──────── Collected data ────────
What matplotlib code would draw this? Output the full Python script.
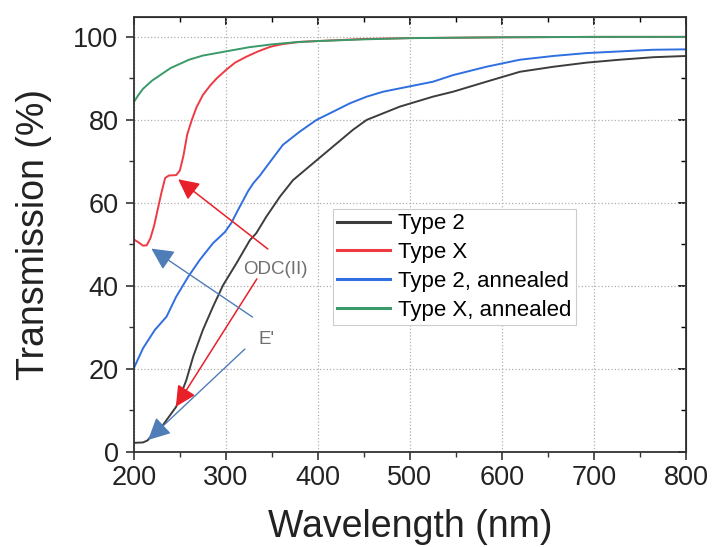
import numpy as np
import matplotlib
matplotlib.use('Agg')
import matplotlib.pyplot as plt
from matplotlib.ticker import MultipleLocator

plt.rcParams['font.family'] = ['Liberation Sans', 'DejaVu Sans']

# transmission spectra, wavelength (nm) vs transmission (%)
wl_type2 = [200, 210, 215, 217, 230, 246, 257, 264.5, 275, 286, 297, 311.6, 326, 333, 344,
            358.7, 373, 395, 416.5, 438, 453, 471, 489, 507, 525, 547, 583, 619.6, 655.8,
            692, 728, 764.5, 800]
tr_type2 = [2.2, 2.3, 2.8, 3.4, 6.0, 10.9, 17.3, 23.0, 29.4, 35.0, 40.2, 45.5, 51.0, 52.7, 56.7,
            61.5, 65.5, 69.6, 73.6, 77.6, 80.0, 81.6, 83.2, 84.4, 85.6, 86.8, 89.2, 91.6, 92.8,
            93.8, 94.5, 95.1, 95.4]

wl_typex = [200, 205, 210, 214, 218, 222, 226, 230, 234, 238, 246, 250, 254, 258, 263, 268,
            275, 283, 290, 300, 310, 322, 335, 348, 360, 380, 400, 450, 500, 600, 700, 800]
tr_typex = [51.2, 50.5, 49.7, 49.8, 51.5, 54.5, 58.5, 62.5, 66.0, 66.6, 66.7, 67.8, 71.5, 76.5,
            80.0, 83.0, 86.0, 88.3, 90.0, 92.0, 93.8, 95.2, 96.5, 97.6, 98.2, 98.8, 99.0, 99.5,
            99.7, 99.9, 100.0, 100.0]

wl_type2_ann = [200, 210, 222.8, 235.5, 246, 259, 271.7, 286, 299, 306, 312, 318, 324, 330,
                337, 345, 362, 380.4, 398.5, 416.7, 434.8, 453, 471, 489, 507, 525, 547, 583,
                619.6, 655.8, 692, 728, 764.5, 800]
tr_type2_ann = [20.2, 25.0, 29.4, 32.6, 37.4, 42.2, 46.3, 50.3, 53.0, 55.2, 57.8, 60.3, 62.8,
                64.8, 66.6, 69.0, 74.0, 77.2, 80.0, 82.0, 84.0, 85.6, 86.8, 87.6, 88.4, 89.2,
                90.8, 92.8, 94.5, 95.4, 96.1, 96.5, 96.9, 97.0]

wl_typex_ann = [200, 205, 210, 220, 230, 240, 250, 260, 275, 300, 325, 350, 375, 400, 450,
                500, 600, 700, 800]
tr_typex_ann = [84.3, 86.0, 87.5, 89.5, 91.0, 92.5, 93.5, 94.5, 95.5, 96.5, 97.5, 98.2, 98.7,
                99.0, 99.4, 99.7, 99.9, 100.0, 100.0]

labels = ['Type 2', 'Type X', 'Type 2, annealed', 'Type X, annealed']
colors = ['#3d3d3d', '#ee3a42', '#2f6fe0', '#3a9a6a']

fig = plt.figure(figsize=(7.12, 5.47), dpi=100)
ax = fig.add_axes([0.188, 0.1737, 0.7755, 0.7953])

series = [(wl_type2, tr_type2), (wl_typex, tr_typex),
          (wl_type2_ann, tr_type2_ann), (wl_typex_ann, tr_typex_ann)]
for (x, y), lab, c in zip(series, labels, colors):
    ax.plot(x, y, color=c, lw=1.4, label=lab)

# defect band arrows
red_arrows = [((345.6, 48.9), (248.2, 65.7)), ((333.7, 41.7), (245.6, 10.9))]
blue_arrows = [((329, 32.5), (219, 49.0)), ((320.6, 24.8), (215.5, 2.9))]
for tail, head in red_arrows:
    ax.annotate('', xy=head, xytext=tail,
                arrowprops=dict(arrowstyle='-|>,head_length=0.9,head_width=0.45',
                                color='#e8202a', lw=1.1, mutation_scale=14,
                                shrinkA=0, shrinkB=0))
for tail, head in blue_arrows:
    ax.annotate('', xy=head, xytext=tail,
                arrowprops=dict(arrowstyle='-|>,head_length=0.9,head_width=0.45',
                                color='#4f7db8', lw=1.0, mutation_scale=15,
                                shrinkA=0, shrinkB=0))
ax.text(318.5, 44, 'ODC(II)', fontsize=13.5, color='#707070', va='center', ha='left')
ax.text(335, 27, "E'", fontsize=13.5, color='#707070', va='center', ha='left')

ax.set_xlim(200, 800)
ax.set_ylim(0, 104.8)
ax.xaxis.set_major_locator(MultipleLocator(100))
ax.xaxis.set_minor_locator(MultipleLocator(50))
ax.yaxis.set_major_locator(MultipleLocator(20))
ax.yaxis.set_minor_locator(MultipleLocator(10))
ax.grid(True, which='major', ls=':', color='#b0b0b0', lw=0.9)

ax.tick_params(axis='both', which='major', labelsize=19.5, length=6, width=1.2,
               direction='out', color='#333333', labelcolor='#222222')
ax.tick_params(axis='y', which='major', pad=5)
ax.tick_params(axis='both', which='minor', length=3.5, width=1.0, direction='out',
               color='#333333')
for sp in ax.spines.values():
    sp.set_linewidth(1.3)
    sp.set_color('#333333')

# mirrored ticks on the top and right spines, pointing inward
axt = ax.secondary_xaxis('top')
axt.xaxis.set_major_locator(MultipleLocator(100))
axt.xaxis.set_minor_locator(MultipleLocator(50))
axt.tick_params(which='major', direction='in', length=6, width=1.2, labeltop=False)
axt.tick_params(which='minor', direction='in', length=3.5, width=1.0)
axr = ax.secondary_yaxis('right')
axr.yaxis.set_major_locator(MultipleLocator(20))
axr.yaxis.set_minor_locator(MultipleLocator(10))
axr.tick_params(which='major', direction='in', length=6, width=1.2, labelright=False)
axr.tick_params(which='minor', direction='in', length=3.5, width=1.0)

ax.set_xlabel('Wavelength (nm)', fontsize=27, color='#222222', labelpad=13)
ax.set_ylabel('Transmission (%)', fontsize=27, color='#222222', labelpad=15)

leg = ax.legend(loc='upper left', bbox_to_anchor=(0.3605, 0.5586), fontsize=16,
                frameon=True, fancybox=False, edgecolor='#cccccc', framealpha=1,
                borderaxespad=0, handlelength=2.35, labelspacing=0.35, borderpad=0.2,
                handletextpad=0.4)
leg.get_frame().set_linewidth(0.8)
for line in leg.get_lines():
    line.set_linewidth(2.2)

fig.savefig('out.png', dpi=100)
────────
Written problem: Go through the data above and transcribe it in full, omitting any image.

Answer to this exercise:
What matplotlib code would draw this? Output the full Python script.
import numpy as np
import matplotlib
matplotlib.use('Agg')
import matplotlib.pyplot as plt
from matplotlib.ticker import MultipleLocator

plt.rcParams['font.family'] = ['Liberation Sans', 'DejaVu Sans']

# transmission spectra, wavelength (nm) vs transmission (%)
wl_type2 = [200, 210, 215, 217, 230, 246, 257, 264.5, 275, 286, 297, 311.6, 326, 333, 344,
            358.7, 373, 395, 416.5, 438, 453, 471, 489, 507, 525, 547, 583, 619.6, 655.8,
            692, 728, 764.5, 800]
tr_type2 = [2.2, 2.3, 2.8, 3.4, 6.0, 10.9, 17.3, 23.0, 29.4, 35.0, 40.2, 45.5, 51.0, 52.7, 56.7,
            61.5, 65.5, 69.6, 73.6, 77.6, 80.0, 81.6, 83.2, 84.4, 85.6, 86.8, 89.2, 91.6, 92.8,
            93.8, 94.5, 95.1, 95.4]

wl_typex = [200, 205, 210, 214, 218, 222, 226, 230, 234, 238, 246, 250, 254, 258, 263, 268,
            275, 283, 290, 300, 310, 322, 335, 348, 360, 380, 400, 450, 500, 600, 700, 800]
tr_typex = [51.2, 50.5, 49.7, 49.8, 51.5, 54.5, 58.5, 62.5, 66.0, 66.6, 66.7, 67.8, 71.5, 76.5,
            80.0, 83.0, 86.0, 88.3, 90.0, 92.0, 93.8, 95.2, 96.5, 97.6, 98.2, 98.8, 99.0, 99.5,
            99.7, 99.9, 100.0, 100.0]

wl_type2_ann = [200, 210, 222.8, 235.5, 246, 259, 271.7, 286, 299, 306, 312, 318, 324, 330,
                337, 345, 362, 380.4, 398.5, 416.7, 434.8, 453, 471, 489, 507, 525, 547, 583,
                619.6, 655.8, 692, 728, 764.5, 800]
tr_type2_ann = [20.2, 25.0, 29.4, 32.6, 37.4, 42.2, 46.3, 50.3, 53.0, 55.2, 57.8, 60.3, 62.8,
                64.8, 66.6, 69.0, 74.0, 77.2, 80.0, 82.0, 84.0, 85.6, 86.8, 87.6, 88.4, 89.2,
                90.8, 92.8, 94.5, 95.4, 96.1, 96.5, 96.9, 97.0]

wl_typex_ann = [200, 205, 210, 220, 230, 240, 250, 260, 275, 300, 325, 350, 375, 400, 450,
                500, 600, 700, 800]
tr_typex_ann = [84.3, 86.0, 87.5, 89.5, 91.0, 92.5, 93.5, 94.5, 95.5, 96.5, 97.5, 98.2, 98.7,
                99.0, 99.4, 99.7, 99.9, 100.0, 100.0]

labels = ['Type 2', 'Type X', 'Type 2, annealed', 'Type X, annealed']
colors = ['#3d3d3d', '#ee3a42', '#2f6fe0', '#3a9a6a']

fig = plt.figure(figsize=(7.12, 5.47), dpi=100)
ax = fig.add_axes([0.188, 0.1737, 0.7755, 0.7953])

series = [(wl_type2, tr_type2), (wl_typex, tr_typex),
          (wl_type2_ann, tr_type2_ann), (wl_typex_ann, tr_typex_ann)]
for (x, y), lab, c in zip(series, labels, colors):
    ax.plot(x, y, color=c, lw=1.4, label=lab)

# defect band arrows
red_arrows = [((345.6, 48.9), (248.2, 65.7)), ((333.7, 41.7), (245.6, 10.9))]
blue_arrows = [((329, 32.5), (219, 49.0)), ((320.6, 24.8), (215.5, 2.9))]
for tail, head in red_arrows:
    ax.annotate('', xy=head, xytext=tail,
                arrowprops=dict(arrowstyle='-|>,head_length=0.9,head_width=0.45',
                                color='#e8202a', lw=1.1, mutation_scale=14,
                                shrinkA=0, shrinkB=0))
for tail, head in blue_arrows:
    ax.annotate('', xy=head, xytext=tail,
                arrowprops=dict(arrowstyle='-|>,head_length=0.9,head_width=0.45',
                                color='#4f7db8', lw=1.0, mutation_scale=15,
                                shrinkA=0, shrinkB=0))
ax.text(318.5, 44, 'ODC(II)', fontsize=13.5, color='#707070', va='center', ha='left')
ax.text(335, 27, "E'", fontsize=13.5, color='#707070', va='center', ha='left')

ax.set_xlim(200, 800)
ax.set_ylim(0, 104.8)
ax.xaxis.set_major_locator(MultipleLocator(100))
ax.xaxis.set_minor_locator(MultipleLocator(50))
ax.yaxis.set_major_locator(MultipleLocator(20))
ax.yaxis.set_minor_locator(MultipleLocator(10))
ax.grid(True, which='major', ls=':', color='#b0b0b0', lw=0.9)

ax.tick_params(axis='both', which='major', labelsize=19.5, length=6, width=1.2,
               direction='out', color='#333333', labelcolor='#222222')
ax.tick_params(axis='y', which='major', pad=5)
ax.tick_params(axis='both', which='minor', length=3.5, width=1.0, direction='out',
               color='#333333')
for sp in ax.spines.values():
    sp.set_linewidth(1.3)
    sp.set_color('#333333')

# mirrored ticks on the top and right spines, pointing inward
axt = ax.secondary_xaxis('top')
axt.xaxis.set_major_locator(MultipleLocator(100))
axt.xaxis.set_minor_locator(MultipleLocator(50))
axt.tick_params(which='major', direction='in', length=6, width=1.2, labeltop=False)
axt.tick_params(which='minor', direction='in', length=3.5, width=1.0)
axr = ax.secondary_yaxis('right')
axr.yaxis.set_major_locator(MultipleLocator(20))
axr.yaxis.set_minor_locator(MultipleLocator(10))
axr.tick_params(which='major', direction='in', length=6, width=1.2, labelright=False)
axr.tick_params(which='minor', direction='in', length=3.5, width=1.0)

ax.set_xlabel('Wavelength (nm)', fontsize=27, color='#222222', labelpad=13)
ax.set_ylabel('Transmission (%)', fontsize=27, color='#222222', labelpad=15)

leg = ax.legend(loc='upper left', bbox_to_anchor=(0.3605, 0.5586), fontsize=16,
                frameon=True, fancybox=False, edgecolor='#cccccc', framealpha=1,
                borderaxespad=0, handlelength=2.35, labelspacing=0.35, borderpad=0.2,
                handletextpad=0.4)
leg.get_frame().set_linewidth(0.8)
for line in leg.get_lines():
    line.set_linewidth(2.2)

fig.savefig('out.png', dpi=100)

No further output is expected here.